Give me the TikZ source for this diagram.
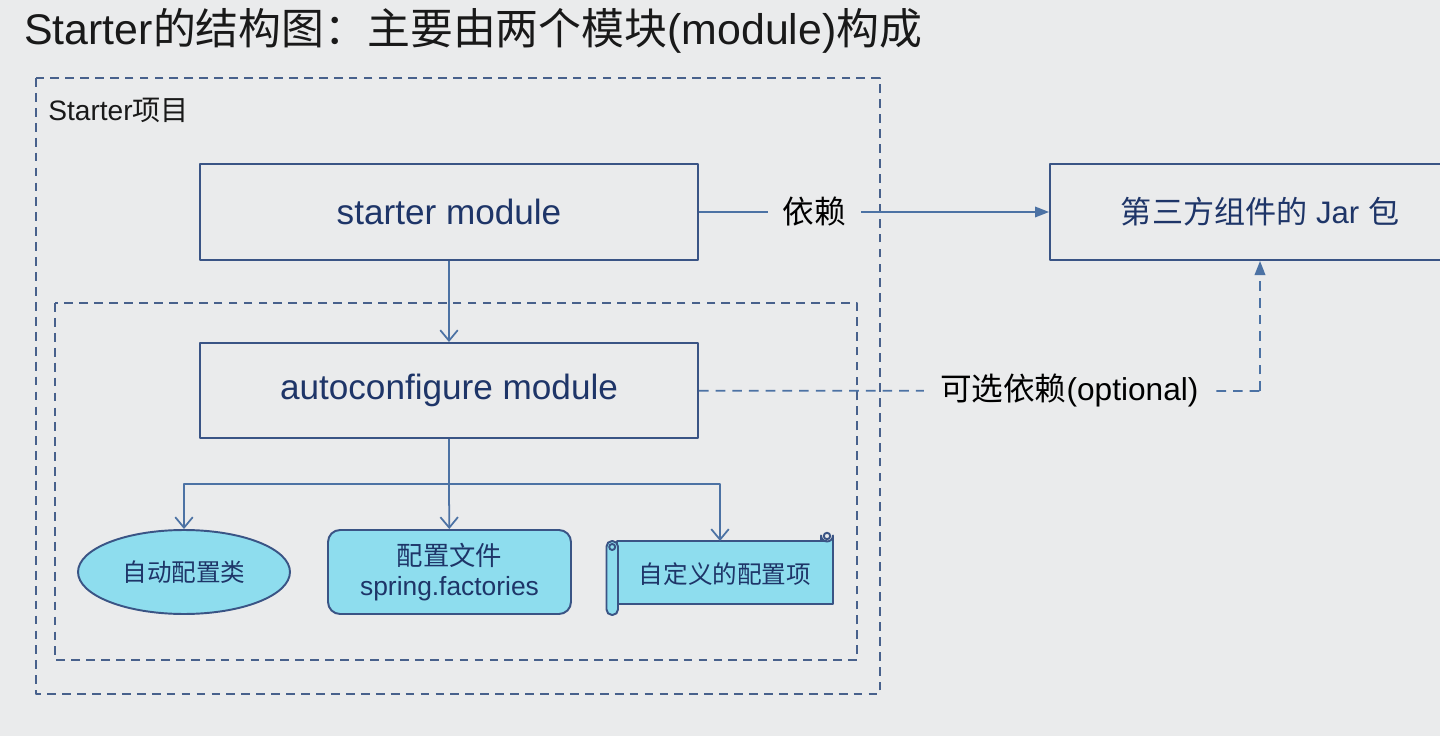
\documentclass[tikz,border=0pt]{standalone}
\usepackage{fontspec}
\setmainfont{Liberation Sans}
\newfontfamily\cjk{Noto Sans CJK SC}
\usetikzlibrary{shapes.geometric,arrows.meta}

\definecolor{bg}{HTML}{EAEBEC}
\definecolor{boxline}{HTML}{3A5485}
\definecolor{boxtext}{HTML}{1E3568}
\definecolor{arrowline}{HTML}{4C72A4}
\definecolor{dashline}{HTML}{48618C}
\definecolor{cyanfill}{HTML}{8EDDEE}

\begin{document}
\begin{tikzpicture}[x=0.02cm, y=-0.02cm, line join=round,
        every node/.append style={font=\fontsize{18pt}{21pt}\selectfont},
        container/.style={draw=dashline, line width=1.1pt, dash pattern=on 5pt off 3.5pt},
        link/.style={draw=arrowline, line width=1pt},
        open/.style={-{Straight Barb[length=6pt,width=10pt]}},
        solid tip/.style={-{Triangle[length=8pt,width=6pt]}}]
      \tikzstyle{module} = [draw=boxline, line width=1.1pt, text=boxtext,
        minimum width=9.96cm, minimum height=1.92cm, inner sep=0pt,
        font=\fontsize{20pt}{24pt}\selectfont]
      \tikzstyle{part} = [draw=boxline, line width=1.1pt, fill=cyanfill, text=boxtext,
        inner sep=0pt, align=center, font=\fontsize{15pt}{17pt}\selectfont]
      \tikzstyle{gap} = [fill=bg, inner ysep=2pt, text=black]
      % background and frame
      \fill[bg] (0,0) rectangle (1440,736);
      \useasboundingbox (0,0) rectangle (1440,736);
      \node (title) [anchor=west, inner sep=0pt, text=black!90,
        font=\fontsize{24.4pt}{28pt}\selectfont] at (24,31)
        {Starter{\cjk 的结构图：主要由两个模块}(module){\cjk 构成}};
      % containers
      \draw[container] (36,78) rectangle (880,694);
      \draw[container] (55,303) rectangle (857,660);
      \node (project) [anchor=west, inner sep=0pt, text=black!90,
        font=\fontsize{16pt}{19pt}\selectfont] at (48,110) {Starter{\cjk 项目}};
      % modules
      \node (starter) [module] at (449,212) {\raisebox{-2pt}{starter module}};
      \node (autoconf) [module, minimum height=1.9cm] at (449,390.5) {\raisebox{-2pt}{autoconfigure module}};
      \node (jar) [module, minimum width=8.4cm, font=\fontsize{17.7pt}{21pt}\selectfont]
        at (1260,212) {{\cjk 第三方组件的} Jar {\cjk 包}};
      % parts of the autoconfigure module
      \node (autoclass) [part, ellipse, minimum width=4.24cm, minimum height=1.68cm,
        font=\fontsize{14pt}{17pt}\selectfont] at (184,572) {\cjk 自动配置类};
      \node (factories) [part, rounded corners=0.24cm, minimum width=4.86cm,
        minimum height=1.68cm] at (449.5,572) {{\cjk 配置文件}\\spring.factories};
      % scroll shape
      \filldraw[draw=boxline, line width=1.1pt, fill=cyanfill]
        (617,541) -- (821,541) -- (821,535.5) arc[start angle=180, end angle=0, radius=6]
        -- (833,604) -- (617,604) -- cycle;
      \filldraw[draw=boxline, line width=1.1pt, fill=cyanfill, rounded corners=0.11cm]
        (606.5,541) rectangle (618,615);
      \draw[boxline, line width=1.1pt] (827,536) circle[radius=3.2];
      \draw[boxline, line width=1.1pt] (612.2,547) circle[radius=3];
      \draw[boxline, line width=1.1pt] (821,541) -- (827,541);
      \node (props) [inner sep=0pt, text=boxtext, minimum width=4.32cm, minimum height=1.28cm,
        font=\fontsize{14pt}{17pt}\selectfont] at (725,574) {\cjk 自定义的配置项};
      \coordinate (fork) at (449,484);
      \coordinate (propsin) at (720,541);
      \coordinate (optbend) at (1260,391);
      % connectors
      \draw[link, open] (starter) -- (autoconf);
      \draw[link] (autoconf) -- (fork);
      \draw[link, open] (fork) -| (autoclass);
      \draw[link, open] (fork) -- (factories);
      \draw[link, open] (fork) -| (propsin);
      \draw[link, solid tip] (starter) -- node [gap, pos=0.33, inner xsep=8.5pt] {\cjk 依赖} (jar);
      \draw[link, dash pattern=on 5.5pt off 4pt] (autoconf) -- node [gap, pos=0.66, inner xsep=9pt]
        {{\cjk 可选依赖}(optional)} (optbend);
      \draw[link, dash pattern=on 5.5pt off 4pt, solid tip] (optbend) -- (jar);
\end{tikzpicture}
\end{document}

═══

Keep the pictures out of the copy and return the rest of the data above exactly.

Give me the TikZ source for this diagram.
\documentclass[tikz,border=0pt]{standalone}
\usepackage{fontspec}
\setmainfont{Liberation Sans}
\newfontfamily\cjk{Noto Sans CJK SC}
\usetikzlibrary{shapes.geometric,arrows.meta}

\definecolor{bg}{HTML}{EAEBEC}
\definecolor{boxline}{HTML}{3A5485}
\definecolor{boxtext}{HTML}{1E3568}
\definecolor{arrowline}{HTML}{4C72A4}
\definecolor{dashline}{HTML}{48618C}
\definecolor{cyanfill}{HTML}{8EDDEE}

\begin{document}
\begin{tikzpicture}[x=0.02cm, y=-0.02cm, line join=round,
        every node/.append style={font=\fontsize{18pt}{21pt}\selectfont},
        container/.style={draw=dashline, line width=1.1pt, dash pattern=on 5pt off 3.5pt},
        link/.style={draw=arrowline, line width=1pt},
        open/.style={-{Straight Barb[length=6pt,width=10pt]}},
        solid tip/.style={-{Triangle[length=8pt,width=6pt]}}]
      \tikzstyle{module} = [draw=boxline, line width=1.1pt, text=boxtext,
        minimum width=9.96cm, minimum height=1.92cm, inner sep=0pt,
        font=\fontsize{20pt}{24pt}\selectfont]
      \tikzstyle{part} = [draw=boxline, line width=1.1pt, fill=cyanfill, text=boxtext,
        inner sep=0pt, align=center, font=\fontsize{15pt}{17pt}\selectfont]
      \tikzstyle{gap} = [fill=bg, inner ysep=2pt, text=black]
      % background and frame
      \fill[bg] (0,0) rectangle (1440,736);
      \useasboundingbox (0,0) rectangle (1440,736);
      \node (title) [anchor=west, inner sep=0pt, text=black!90,
        font=\fontsize{24.4pt}{28pt}\selectfont] at (24,31)
        {Starter{\cjk 的结构图：主要由两个模块}(module){\cjk 构成}};
      % containers
      \draw[container] (36,78) rectangle (880,694);
      \draw[container] (55,303) rectangle (857,660);
      \node (project) [anchor=west, inner sep=0pt, text=black!90,
        font=\fontsize{16pt}{19pt}\selectfont] at (48,110) {Starter{\cjk 项目}};
      % modules
      \node (starter) [module] at (449,212) {\raisebox{-2pt}{starter module}};
      \node (autoconf) [module, minimum height=1.9cm] at (449,390.5) {\raisebox{-2pt}{autoconfigure module}};
      \node (jar) [module, minimum width=8.4cm, font=\fontsize{17.7pt}{21pt}\selectfont]
        at (1260,212) {{\cjk 第三方组件的} Jar {\cjk 包}};
      % parts of the autoconfigure module
      \node (autoclass) [part, ellipse, minimum width=4.24cm, minimum height=1.68cm,
        font=\fontsize{14pt}{17pt}\selectfont] at (184,572) {\cjk 自动配置类};
      \node (factories) [part, rounded corners=0.24cm, minimum width=4.86cm,
        minimum height=1.68cm] at (449.5,572) {{\cjk 配置文件}\\spring.factories};
      % scroll shape
      \filldraw[draw=boxline, line width=1.1pt, fill=cyanfill]
        (617,541) -- (821,541) -- (821,535.5) arc[start angle=180, end angle=0, radius=6]
        -- (833,604) -- (617,604) -- cycle;
      \filldraw[draw=boxline, line width=1.1pt, fill=cyanfill, rounded corners=0.11cm]
        (606.5,541) rectangle (618,615);
      \draw[boxline, line width=1.1pt] (827,536) circle[radius=3.2];
      \draw[boxline, line width=1.1pt] (612.2,547) circle[radius=3];
      \draw[boxline, line width=1.1pt] (821,541) -- (827,541);
      \node (props) [inner sep=0pt, text=boxtext, minimum width=4.32cm, minimum height=1.28cm,
        font=\fontsize{14pt}{17pt}\selectfont] at (725,574) {\cjk 自定义的配置项};
      \coordinate (fork) at (449,484);
      \coordinate (propsin) at (720,541);
      \coordinate (optbend) at (1260,391);
      % connectors
      \draw[link, open] (starter) -- (autoconf);
      \draw[link] (autoconf) -- (fork);
      \draw[link, open] (fork) -| (autoclass);
      \draw[link, open] (fork) -- (factories);
      \draw[link, open] (fork) -| (propsin);
      \draw[link, solid tip] (starter) -- node [gap, pos=0.33, inner xsep=8.5pt] {\cjk 依赖} (jar);
      \draw[link, dash pattern=on 5.5pt off 4pt] (autoconf) -- node [gap, pos=0.66, inner xsep=9pt]
        {{\cjk 可选依赖}(optional)} (optbend);
      \draw[link, dash pattern=on 5.5pt off 4pt, solid tip] (optbend) -- (jar);
\end{tikzpicture}
\end{document}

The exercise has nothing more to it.